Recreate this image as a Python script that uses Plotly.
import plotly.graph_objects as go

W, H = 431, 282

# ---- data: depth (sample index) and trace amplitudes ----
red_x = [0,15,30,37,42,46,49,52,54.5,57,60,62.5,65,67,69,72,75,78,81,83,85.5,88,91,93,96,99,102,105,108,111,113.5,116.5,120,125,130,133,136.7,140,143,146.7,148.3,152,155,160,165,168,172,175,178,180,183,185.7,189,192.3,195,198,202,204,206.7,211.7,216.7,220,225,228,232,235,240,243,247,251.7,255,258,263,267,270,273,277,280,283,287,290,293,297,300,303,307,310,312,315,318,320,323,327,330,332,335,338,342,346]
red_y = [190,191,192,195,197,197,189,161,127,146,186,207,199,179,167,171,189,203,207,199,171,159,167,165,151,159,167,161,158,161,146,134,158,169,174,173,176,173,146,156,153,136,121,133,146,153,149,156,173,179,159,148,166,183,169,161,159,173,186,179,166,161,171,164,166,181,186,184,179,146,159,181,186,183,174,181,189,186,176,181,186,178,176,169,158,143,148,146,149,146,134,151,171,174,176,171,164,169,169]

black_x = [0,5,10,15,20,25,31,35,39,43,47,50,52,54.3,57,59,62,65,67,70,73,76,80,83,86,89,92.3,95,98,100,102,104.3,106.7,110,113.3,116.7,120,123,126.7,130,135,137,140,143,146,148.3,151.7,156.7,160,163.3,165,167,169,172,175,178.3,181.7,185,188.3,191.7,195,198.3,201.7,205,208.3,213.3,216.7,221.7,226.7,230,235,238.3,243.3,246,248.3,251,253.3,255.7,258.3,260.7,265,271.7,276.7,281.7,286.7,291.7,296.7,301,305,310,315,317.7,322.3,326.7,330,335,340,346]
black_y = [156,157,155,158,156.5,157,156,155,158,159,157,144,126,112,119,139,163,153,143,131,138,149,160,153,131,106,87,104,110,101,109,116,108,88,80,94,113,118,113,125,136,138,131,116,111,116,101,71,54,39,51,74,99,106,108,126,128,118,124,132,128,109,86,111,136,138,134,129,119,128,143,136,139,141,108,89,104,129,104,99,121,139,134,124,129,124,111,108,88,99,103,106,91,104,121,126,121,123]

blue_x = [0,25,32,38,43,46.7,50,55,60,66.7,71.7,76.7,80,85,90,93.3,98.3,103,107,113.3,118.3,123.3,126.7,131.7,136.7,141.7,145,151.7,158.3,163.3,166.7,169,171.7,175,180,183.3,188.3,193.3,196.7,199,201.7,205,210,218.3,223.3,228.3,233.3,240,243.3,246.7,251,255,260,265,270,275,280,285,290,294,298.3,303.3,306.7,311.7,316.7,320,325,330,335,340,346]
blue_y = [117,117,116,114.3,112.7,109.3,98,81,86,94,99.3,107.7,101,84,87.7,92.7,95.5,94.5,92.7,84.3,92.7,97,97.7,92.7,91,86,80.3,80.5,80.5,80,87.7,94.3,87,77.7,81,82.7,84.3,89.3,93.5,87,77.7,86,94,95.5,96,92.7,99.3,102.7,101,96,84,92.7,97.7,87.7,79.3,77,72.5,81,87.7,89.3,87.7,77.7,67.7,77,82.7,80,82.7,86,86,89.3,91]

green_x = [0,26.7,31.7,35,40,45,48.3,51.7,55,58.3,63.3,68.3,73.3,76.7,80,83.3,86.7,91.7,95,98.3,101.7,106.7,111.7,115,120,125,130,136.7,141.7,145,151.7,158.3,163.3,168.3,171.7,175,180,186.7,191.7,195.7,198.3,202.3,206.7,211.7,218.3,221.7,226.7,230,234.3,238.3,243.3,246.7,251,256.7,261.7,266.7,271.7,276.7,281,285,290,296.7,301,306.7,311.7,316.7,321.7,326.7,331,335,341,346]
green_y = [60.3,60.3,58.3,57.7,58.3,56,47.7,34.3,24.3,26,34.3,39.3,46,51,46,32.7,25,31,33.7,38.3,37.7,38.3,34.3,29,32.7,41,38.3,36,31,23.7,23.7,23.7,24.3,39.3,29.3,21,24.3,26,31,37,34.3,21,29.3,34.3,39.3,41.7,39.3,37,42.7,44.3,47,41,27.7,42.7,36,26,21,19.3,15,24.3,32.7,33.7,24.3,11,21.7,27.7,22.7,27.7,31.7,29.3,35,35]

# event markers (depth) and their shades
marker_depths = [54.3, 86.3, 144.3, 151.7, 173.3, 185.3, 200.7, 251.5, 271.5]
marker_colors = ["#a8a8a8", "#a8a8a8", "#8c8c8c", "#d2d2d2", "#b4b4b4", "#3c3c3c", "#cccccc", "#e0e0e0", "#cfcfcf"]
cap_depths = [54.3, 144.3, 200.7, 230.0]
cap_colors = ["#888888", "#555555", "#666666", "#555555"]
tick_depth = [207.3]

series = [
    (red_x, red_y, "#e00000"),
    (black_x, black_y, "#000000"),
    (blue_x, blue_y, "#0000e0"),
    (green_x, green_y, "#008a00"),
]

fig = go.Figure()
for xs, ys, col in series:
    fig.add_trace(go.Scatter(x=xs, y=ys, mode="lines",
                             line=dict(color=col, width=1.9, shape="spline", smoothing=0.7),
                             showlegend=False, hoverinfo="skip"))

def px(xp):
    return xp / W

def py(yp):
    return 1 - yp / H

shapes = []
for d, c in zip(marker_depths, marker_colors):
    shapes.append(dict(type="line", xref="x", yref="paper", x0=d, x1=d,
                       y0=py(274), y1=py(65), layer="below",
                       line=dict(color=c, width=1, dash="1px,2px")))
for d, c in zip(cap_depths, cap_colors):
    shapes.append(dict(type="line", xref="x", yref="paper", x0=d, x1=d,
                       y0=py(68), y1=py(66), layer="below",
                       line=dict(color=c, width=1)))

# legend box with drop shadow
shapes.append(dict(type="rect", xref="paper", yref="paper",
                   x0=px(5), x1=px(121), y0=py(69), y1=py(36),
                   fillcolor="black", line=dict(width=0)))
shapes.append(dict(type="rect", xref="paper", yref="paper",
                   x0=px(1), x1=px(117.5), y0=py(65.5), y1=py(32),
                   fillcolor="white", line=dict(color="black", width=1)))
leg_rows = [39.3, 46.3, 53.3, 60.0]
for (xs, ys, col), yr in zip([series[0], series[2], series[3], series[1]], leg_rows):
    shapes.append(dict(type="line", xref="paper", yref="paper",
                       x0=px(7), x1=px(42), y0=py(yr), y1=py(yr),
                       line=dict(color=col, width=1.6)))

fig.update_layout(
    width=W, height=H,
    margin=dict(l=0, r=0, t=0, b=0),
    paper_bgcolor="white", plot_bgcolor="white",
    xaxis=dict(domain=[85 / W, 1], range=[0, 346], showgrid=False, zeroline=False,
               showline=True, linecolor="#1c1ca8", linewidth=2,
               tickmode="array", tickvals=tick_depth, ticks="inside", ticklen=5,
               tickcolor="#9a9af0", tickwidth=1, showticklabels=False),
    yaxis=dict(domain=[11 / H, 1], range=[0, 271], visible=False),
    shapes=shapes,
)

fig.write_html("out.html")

Exercise requirements: What are the exact lines from the beginning of the material through the line containing "W, H = 431, 282"? Write out those lines alone.

Solved problem:
Recreate this image as a Python script that uses Plotly.
import plotly.graph_objects as go

W, H = 431, 282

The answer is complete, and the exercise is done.